WHAT YOU WILL DO
Write out again exactly the lines from the one containing "Clone this chart" through the one containing "Arial, Helvetica, sans-serif';", both included, and omit the pictures.

MATERIAL PROVIDED
---

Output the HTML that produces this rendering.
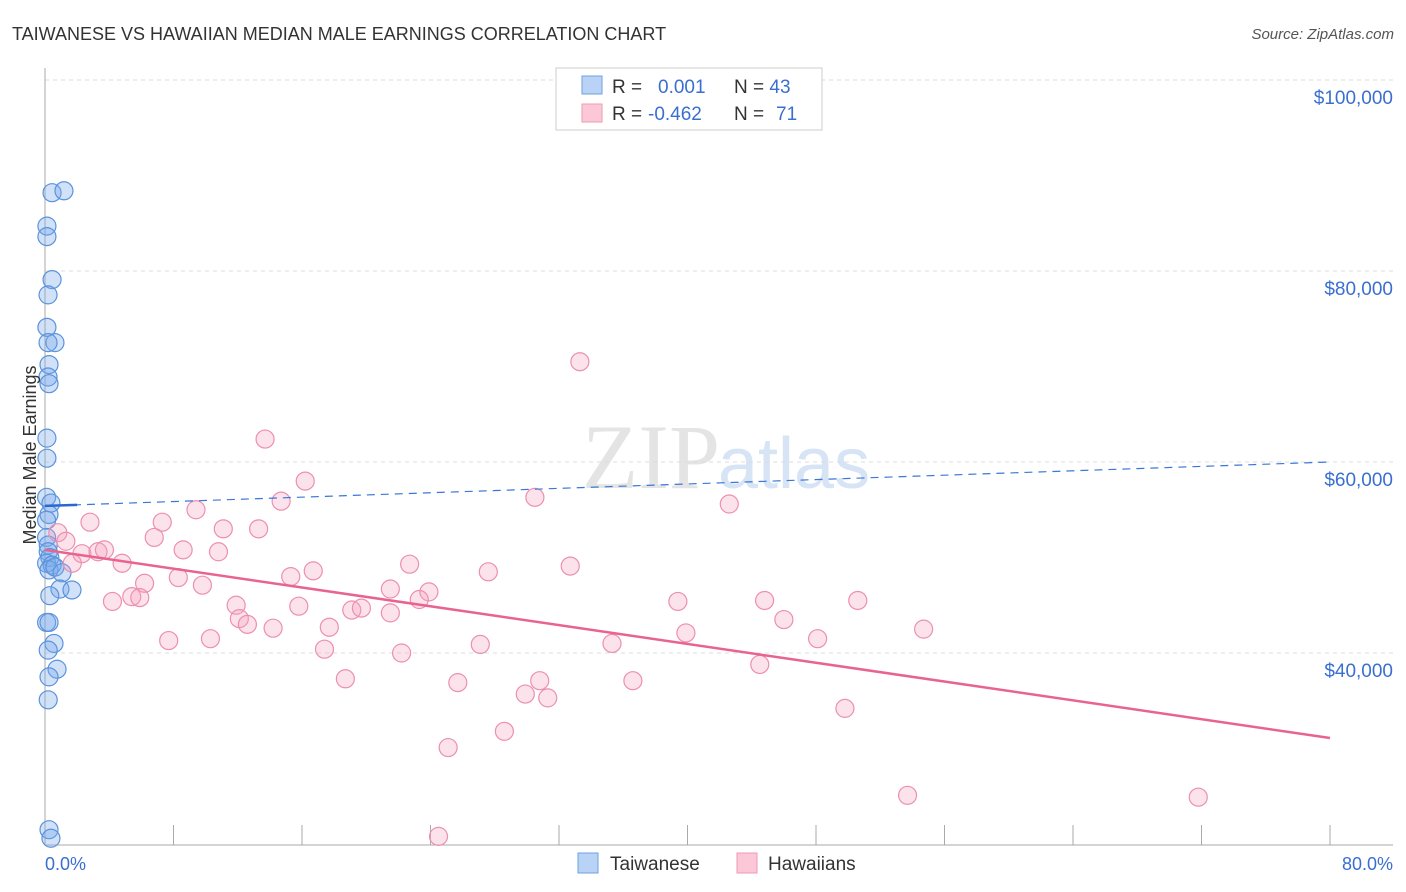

---

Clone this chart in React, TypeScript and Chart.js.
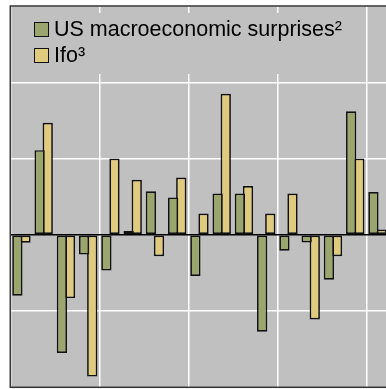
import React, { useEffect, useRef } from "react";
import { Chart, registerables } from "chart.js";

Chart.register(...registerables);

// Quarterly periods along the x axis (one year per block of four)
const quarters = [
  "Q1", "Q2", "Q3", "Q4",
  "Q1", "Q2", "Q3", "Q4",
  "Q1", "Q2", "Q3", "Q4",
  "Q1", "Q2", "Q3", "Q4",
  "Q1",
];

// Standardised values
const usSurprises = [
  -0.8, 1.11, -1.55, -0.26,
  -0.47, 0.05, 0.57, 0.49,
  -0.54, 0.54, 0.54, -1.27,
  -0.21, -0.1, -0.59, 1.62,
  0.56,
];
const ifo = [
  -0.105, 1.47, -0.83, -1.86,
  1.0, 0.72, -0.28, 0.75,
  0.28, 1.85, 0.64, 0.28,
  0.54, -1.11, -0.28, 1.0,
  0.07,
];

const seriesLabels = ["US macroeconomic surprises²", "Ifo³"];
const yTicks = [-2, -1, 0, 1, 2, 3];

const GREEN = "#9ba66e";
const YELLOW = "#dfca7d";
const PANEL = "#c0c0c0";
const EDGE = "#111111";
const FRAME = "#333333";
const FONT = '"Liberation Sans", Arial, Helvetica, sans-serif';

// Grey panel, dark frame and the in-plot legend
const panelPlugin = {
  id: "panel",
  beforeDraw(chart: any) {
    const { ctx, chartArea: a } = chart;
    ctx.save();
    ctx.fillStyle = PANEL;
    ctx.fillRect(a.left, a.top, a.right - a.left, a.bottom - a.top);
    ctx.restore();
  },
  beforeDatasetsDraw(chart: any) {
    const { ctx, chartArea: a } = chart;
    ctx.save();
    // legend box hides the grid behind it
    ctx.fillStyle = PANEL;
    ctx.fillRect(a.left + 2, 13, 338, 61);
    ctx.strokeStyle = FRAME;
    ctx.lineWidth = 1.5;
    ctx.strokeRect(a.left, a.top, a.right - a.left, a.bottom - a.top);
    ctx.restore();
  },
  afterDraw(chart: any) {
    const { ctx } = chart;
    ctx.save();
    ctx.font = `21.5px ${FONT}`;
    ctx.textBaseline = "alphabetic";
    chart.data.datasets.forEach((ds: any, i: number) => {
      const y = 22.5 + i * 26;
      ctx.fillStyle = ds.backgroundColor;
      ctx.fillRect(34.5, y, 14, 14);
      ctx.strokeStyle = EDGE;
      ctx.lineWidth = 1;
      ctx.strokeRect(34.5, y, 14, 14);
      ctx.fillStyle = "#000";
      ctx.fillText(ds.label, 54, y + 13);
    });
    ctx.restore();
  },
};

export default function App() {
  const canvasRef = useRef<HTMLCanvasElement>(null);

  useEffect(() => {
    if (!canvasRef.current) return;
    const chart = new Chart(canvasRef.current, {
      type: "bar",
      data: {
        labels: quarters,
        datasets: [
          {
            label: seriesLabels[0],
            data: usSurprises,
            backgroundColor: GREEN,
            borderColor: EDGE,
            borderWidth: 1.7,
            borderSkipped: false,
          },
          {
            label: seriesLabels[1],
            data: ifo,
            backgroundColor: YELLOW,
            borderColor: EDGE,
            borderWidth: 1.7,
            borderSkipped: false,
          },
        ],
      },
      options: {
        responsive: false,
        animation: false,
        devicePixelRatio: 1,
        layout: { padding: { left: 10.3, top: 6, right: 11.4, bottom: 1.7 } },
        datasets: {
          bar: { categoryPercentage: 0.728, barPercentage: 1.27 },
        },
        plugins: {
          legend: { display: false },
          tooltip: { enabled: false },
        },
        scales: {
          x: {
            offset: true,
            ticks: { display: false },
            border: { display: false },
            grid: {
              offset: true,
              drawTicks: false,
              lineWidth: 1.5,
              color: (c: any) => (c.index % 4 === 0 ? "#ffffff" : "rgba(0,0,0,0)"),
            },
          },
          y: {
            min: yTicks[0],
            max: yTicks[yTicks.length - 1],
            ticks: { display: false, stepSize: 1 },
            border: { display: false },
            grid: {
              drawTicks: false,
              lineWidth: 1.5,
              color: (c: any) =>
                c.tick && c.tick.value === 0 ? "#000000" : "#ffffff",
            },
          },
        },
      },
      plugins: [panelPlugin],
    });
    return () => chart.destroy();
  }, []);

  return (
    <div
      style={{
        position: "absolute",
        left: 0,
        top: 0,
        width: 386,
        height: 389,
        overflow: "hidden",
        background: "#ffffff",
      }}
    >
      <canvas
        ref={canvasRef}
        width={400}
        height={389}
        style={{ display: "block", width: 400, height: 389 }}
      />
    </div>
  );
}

---

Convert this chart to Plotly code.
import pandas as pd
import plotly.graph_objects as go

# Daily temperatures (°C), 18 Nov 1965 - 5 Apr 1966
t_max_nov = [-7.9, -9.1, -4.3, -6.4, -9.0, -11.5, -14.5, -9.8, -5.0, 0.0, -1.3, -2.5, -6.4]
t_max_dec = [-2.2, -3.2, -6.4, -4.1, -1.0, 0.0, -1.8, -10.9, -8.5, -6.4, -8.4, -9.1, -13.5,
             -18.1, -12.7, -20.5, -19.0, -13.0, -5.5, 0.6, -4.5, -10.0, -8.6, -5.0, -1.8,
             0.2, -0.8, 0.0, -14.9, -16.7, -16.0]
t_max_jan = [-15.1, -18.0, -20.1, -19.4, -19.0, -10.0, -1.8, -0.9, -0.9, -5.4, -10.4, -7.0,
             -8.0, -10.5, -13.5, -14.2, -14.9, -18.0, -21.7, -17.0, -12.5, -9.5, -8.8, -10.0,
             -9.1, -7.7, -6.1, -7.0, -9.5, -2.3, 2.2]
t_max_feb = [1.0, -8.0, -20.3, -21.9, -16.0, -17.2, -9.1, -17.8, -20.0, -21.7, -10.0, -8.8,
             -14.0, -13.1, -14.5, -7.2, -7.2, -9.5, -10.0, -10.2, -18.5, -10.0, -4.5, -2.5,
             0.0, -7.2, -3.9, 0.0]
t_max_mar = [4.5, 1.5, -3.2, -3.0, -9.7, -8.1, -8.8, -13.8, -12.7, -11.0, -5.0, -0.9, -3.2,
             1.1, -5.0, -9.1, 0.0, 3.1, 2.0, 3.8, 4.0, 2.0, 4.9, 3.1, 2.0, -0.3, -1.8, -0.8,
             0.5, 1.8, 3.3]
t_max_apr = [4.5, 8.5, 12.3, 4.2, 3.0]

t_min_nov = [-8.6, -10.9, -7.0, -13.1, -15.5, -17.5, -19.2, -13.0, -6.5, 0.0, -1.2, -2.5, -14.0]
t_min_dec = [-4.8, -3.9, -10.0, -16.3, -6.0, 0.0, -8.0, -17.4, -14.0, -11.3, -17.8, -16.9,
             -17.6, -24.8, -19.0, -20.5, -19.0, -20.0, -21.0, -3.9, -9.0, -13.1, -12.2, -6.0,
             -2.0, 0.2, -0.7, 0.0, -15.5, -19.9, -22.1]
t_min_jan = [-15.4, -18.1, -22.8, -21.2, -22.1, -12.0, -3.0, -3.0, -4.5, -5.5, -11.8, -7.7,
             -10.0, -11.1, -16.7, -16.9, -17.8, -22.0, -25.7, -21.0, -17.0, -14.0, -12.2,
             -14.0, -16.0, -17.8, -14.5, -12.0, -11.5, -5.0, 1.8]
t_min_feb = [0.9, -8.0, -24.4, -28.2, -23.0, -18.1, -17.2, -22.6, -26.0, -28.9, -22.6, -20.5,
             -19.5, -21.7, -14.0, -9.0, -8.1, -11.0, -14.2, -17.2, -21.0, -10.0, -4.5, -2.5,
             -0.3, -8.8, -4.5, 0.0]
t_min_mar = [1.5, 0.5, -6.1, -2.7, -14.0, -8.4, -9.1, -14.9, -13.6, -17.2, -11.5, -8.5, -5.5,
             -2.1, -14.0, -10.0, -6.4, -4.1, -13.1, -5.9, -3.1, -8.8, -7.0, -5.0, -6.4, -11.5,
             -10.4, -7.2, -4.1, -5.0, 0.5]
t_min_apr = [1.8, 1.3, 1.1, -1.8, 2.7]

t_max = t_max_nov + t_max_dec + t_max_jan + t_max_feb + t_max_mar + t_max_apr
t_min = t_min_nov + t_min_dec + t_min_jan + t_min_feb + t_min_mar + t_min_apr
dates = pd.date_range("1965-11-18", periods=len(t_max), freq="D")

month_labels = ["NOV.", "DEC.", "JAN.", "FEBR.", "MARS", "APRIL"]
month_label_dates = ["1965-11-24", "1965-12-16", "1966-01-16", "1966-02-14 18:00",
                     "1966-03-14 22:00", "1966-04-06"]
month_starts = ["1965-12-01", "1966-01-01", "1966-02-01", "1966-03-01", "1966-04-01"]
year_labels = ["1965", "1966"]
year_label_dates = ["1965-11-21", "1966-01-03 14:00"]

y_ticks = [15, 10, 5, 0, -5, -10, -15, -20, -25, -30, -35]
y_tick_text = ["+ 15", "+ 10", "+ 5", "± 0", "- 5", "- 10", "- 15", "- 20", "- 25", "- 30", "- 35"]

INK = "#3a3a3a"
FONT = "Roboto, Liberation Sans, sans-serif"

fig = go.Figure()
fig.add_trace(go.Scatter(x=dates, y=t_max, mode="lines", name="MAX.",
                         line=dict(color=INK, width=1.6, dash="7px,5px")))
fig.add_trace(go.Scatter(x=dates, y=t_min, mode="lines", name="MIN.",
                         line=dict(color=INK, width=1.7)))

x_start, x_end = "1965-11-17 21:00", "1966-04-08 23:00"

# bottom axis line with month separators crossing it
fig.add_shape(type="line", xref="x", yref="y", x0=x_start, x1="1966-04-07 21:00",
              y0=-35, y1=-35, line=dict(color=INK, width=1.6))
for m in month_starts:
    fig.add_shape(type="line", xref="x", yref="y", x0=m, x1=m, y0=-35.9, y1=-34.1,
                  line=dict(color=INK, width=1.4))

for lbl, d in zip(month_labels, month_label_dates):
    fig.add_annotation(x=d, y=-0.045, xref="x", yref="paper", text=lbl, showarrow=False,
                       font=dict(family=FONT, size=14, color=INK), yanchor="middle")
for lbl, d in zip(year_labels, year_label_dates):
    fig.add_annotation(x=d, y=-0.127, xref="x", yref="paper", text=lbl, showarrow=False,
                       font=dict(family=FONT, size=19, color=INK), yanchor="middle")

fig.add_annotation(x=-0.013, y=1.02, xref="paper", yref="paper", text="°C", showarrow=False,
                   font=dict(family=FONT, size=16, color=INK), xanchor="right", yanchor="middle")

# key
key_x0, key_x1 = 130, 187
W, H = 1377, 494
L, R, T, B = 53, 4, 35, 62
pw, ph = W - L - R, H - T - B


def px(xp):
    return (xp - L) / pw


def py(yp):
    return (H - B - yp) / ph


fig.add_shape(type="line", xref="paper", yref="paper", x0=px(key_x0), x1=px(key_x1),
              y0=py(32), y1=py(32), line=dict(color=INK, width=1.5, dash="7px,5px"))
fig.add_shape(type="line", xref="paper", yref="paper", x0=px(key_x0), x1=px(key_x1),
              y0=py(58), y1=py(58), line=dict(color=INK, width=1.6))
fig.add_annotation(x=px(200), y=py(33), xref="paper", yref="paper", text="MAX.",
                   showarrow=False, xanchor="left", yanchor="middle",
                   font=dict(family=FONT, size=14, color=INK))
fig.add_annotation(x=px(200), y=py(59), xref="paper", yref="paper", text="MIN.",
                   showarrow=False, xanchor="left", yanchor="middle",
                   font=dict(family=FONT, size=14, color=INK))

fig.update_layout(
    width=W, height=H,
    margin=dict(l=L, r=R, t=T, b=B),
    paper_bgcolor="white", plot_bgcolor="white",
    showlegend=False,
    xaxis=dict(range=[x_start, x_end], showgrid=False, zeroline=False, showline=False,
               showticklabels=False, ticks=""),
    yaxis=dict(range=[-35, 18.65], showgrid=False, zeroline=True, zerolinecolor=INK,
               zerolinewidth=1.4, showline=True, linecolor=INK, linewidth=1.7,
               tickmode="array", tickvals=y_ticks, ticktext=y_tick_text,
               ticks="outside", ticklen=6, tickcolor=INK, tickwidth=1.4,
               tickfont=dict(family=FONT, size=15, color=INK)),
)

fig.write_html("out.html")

---

TASK RESPONSE
Clone this chart in React, TypeScript and Chart.js.
import React, { useEffect, useRef } from "react";
import { Chart, registerables } from "chart.js";

Chart.register(...registerables);

// Quarterly periods along the x axis (one year per block of four)
const quarters = [
  "Q1", "Q2", "Q3", "Q4",
  "Q1", "Q2", "Q3", "Q4",
  "Q1", "Q2", "Q3", "Q4",
  "Q1", "Q2", "Q3", "Q4",
  "Q1",
];

// Standardised values
const usSurprises = [
  -0.8, 1.11, -1.55, -0.26,
  -0.47, 0.05, 0.57, 0.49,
  -0.54, 0.54, 0.54, -1.27,
  -0.21, -0.1, -0.59, 1.62,
  0.56,
];
const ifo = [
  -0.105, 1.47, -0.83, -1.86,
  1.0, 0.72, -0.28, 0.75,
  0.28, 1.85, 0.64, 0.28,
  0.54, -1.11, -0.28, 1.0,
  0.07,
];

const seriesLabels = ["US macroeconomic surprises²", "Ifo³"];
const yTicks = [-2, -1, 0, 1, 2, 3];

const GREEN = "#9ba66e";
const YELLOW = "#dfca7d";
const PANEL = "#c0c0c0";
const EDGE = "#111111";
const FRAME = "#333333";
const FONT = '"Liberation Sans", Arial, Helvetica, sans-serif';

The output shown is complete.